» **TASK DIRECTIONS**:
Below is a listing to transcribe in full and exactly; keep the pictures out.
┏━━
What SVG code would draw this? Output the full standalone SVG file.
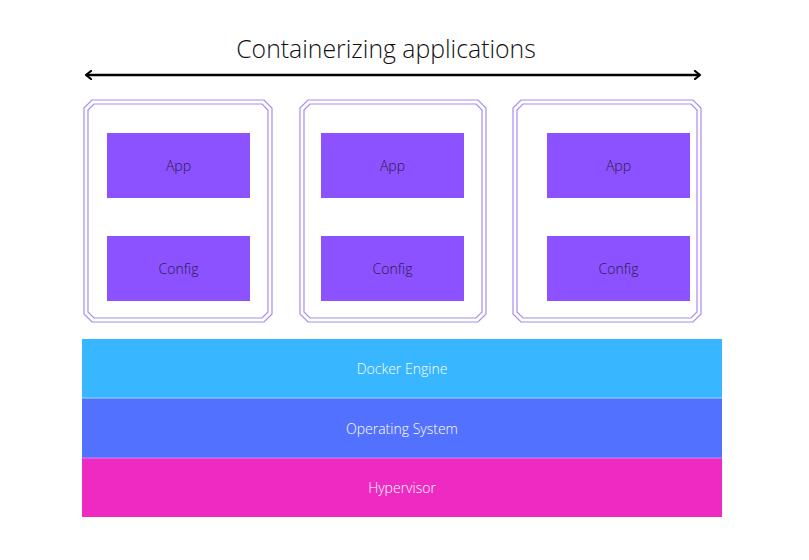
<svg xmlns="http://www.w3.org/2000/svg" width="809" height="560" viewBox="0 0 809 560">
<style>
.frame{fill:none;stroke:#a98cf0;stroke-width:1.2}
.box{fill:#8c52ff}
.bt{font-family:"Open Sans",sans-serif;font-size:14px;font-weight:300;fill:#2a1a44;text-anchor:middle;dominant-baseline:central}
.lt{font-family:"Open Sans",sans-serif;font-size:14px;font-weight:300;fill:#ffffff;text-anchor:middle;dominant-baseline:central}
.title{font-family:"Open Sans",sans-serif;font-size:24.8px;font-weight:300;fill:#111;text-anchor:middle}
</style>
<defs>
<marker id="chev" viewBox="0 0 10 10" refX="7" refY="5" markerWidth="10" markerHeight="10" markerUnits="userSpaceOnUse" orient="auto-start-reverse">
<path d="M2,1 L7,5 L2,9" fill="none" stroke="#000" stroke-width="2.2" stroke-linecap="round" stroke-linejoin="round"/>
</marker>
</defs>
<rect width="809" height="560" fill="#fff"/>
<text class="title" x="386" y="58">Containerizing applications</text>
<g id="connectors">
<line x1="86" y1="75" x2="700" y2="75" stroke="#000" stroke-width="2.5" marker-start="url(#chev)" marker-end="url(#chev)"/>
</g>
<g id="container1">
<path class="frame" d="M92,100 H264 L272,108 V314 L264,322 H92 L84,314 V108 Z"/>
<path class="frame" d="M94,104 H262 L268,110 V312 L262,318 H94 L88,312 V110 Z"/>
<g id="app1"><rect class="box" x="107" y="133" width="143" height="65"/><text class="bt" x="178.5" y="165.5">App</text></g>
<g id="config1"><rect class="box" x="107" y="236" width="143" height="65"/><text class="bt" x="178.5" y="268.5">Config</text></g>
</g>
<g id="container2">
<path class="frame" d="M308,100 H478 L486,108 V314 L478,322 H308 L300,314 V108 Z"/>
<path class="frame" d="M310,104 H476 L482,110 V312 L476,318 H310 L304,312 V110 Z"/>
<g id="app2"><rect class="box" x="321" y="133" width="143" height="65"/><text class="bt" x="392.5" y="165.5">App</text></g>
<g id="config2"><rect class="box" x="321" y="236" width="143" height="65"/><text class="bt" x="392.5" y="268.5">Config</text></g>
</g>
<g id="container3">
<path class="frame" d="M521,100 H693 L701,108 V314 L693,322 H521 L513,314 V108 Z"/>
<path class="frame" d="M523,104 H691 L697,110 V312 L691,318 H523 L517,312 V110 Z"/>
<g id="app3"><rect class="box" x="547" y="133" width="143" height="65"/><text class="bt" x="618.5" y="165.5">App</text></g>
<g id="config3"><rect class="box" x="547" y="236" width="143" height="65"/><text class="bt" x="618.5" y="268.5">Config</text></g>
</g>
<g id="docker"><rect x="82" y="339" width="640" height="59" fill="#38b6ff"/><text class="lt" x="402" y="368.5">Docker Engine</text></g>
<g id="os"><rect x="82" y="398" width="640" height="60" fill="#5271ff"/><text class="lt" x="402" y="428">Operating System</text></g>
<g id="hypervisor"><rect x="82" y="458" width="640" height="59" fill="#ee2ac3"/><text class="lt" x="402" y="487.5">Hypervisor</text></g>
<line x1="82" y1="398" x2="722" y2="398" stroke="#9fd8ff" stroke-width="1"/>
<line x1="82" y1="458" x2="722" y2="458" stroke="#c58cf5" stroke-width="1"/>
</svg>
┗━━
» **THE REPLY**:
What SVG code would draw this? Output the full standalone SVG file.
<svg xmlns="http://www.w3.org/2000/svg" width="809" height="560" viewBox="0 0 809 560">
<style>
.frame{fill:none;stroke:#a98cf0;stroke-width:1.2}
.box{fill:#8c52ff}
.bt{font-family:"Open Sans",sans-serif;font-size:14px;font-weight:300;fill:#2a1a44;text-anchor:middle;dominant-baseline:central}
.lt{font-family:"Open Sans",sans-serif;font-size:14px;font-weight:300;fill:#ffffff;text-anchor:middle;dominant-baseline:central}
.title{font-family:"Open Sans",sans-serif;font-size:24.8px;font-weight:300;fill:#111;text-anchor:middle}
</style>
<defs>
<marker id="chev" viewBox="0 0 10 10" refX="7" refY="5" markerWidth="10" markerHeight="10" markerUnits="userSpaceOnUse" orient="auto-start-reverse">
<path d="M2,1 L7,5 L2,9" fill="none" stroke="#000" stroke-width="2.2" stroke-linecap="round" stroke-linejoin="round"/>
</marker>
</defs>
<rect width="809" height="560" fill="#fff"/>
<text class="title" x="386" y="58">Containerizing applications</text>
<g id="connectors">
<line x1="86" y1="75" x2="700" y2="75" stroke="#000" stroke-width="2.5" marker-start="url(#chev)" marker-end="url(#chev)"/>
</g>
<g id="container1">
<path class="frame" d="M92,100 H264 L272,108 V314 L264,322 H92 L84,314 V108 Z"/>
<path class="frame" d="M94,104 H262 L268,110 V312 L262,318 H94 L88,312 V110 Z"/>
<g id="app1"><rect class="box" x="107" y="133" width="143" height="65"/><text class="bt" x="178.5" y="165.5">App</text></g>
<g id="config1"><rect class="box" x="107" y="236" width="143" height="65"/><text class="bt" x="178.5" y="268.5">Config</text></g>
</g>
<g id="container2">
<path class="frame" d="M308,100 H478 L486,108 V314 L478,322 H308 L300,314 V108 Z"/>
<path class="frame" d="M310,104 H476 L482,110 V312 L476,318 H310 L304,312 V110 Z"/>
<g id="app2"><rect class="box" x="321" y="133" width="143" height="65"/><text class="bt" x="392.5" y="165.5">App</text></g>
<g id="config2"><rect class="box" x="321" y="236" width="143" height="65"/><text class="bt" x="392.5" y="268.5">Config</text></g>
</g>
<g id="container3">
<path class="frame" d="M521,100 H693 L701,108 V314 L693,322 H521 L513,314 V108 Z"/>
<path class="frame" d="M523,104 H691 L697,110 V312 L691,318 H523 L517,312 V110 Z"/>
<g id="app3"><rect class="box" x="547" y="133" width="143" height="65"/><text class="bt" x="618.5" y="165.5">App</text></g>
<g id="config3"><rect class="box" x="547" y="236" width="143" height="65"/><text class="bt" x="618.5" y="268.5">Config</text></g>
</g>
<g id="docker"><rect x="82" y="339" width="640" height="59" fill="#38b6ff"/><text class="lt" x="402" y="368.5">Docker Engine</text></g>
<g id="os"><rect x="82" y="398" width="640" height="60" fill="#5271ff"/><text class="lt" x="402" y="428">Operating System</text></g>
<g id="hypervisor"><rect x="82" y="458" width="640" height="59" fill="#ee2ac3"/><text class="lt" x="402" y="487.5">Hypervisor</text></g>
<line x1="82" y1="398" x2="722" y2="398" stroke="#9fd8ff" stroke-width="1"/>
<line x1="82" y1="458" x2="722" y2="458" stroke="#c58cf5" stroke-width="1"/>
</svg>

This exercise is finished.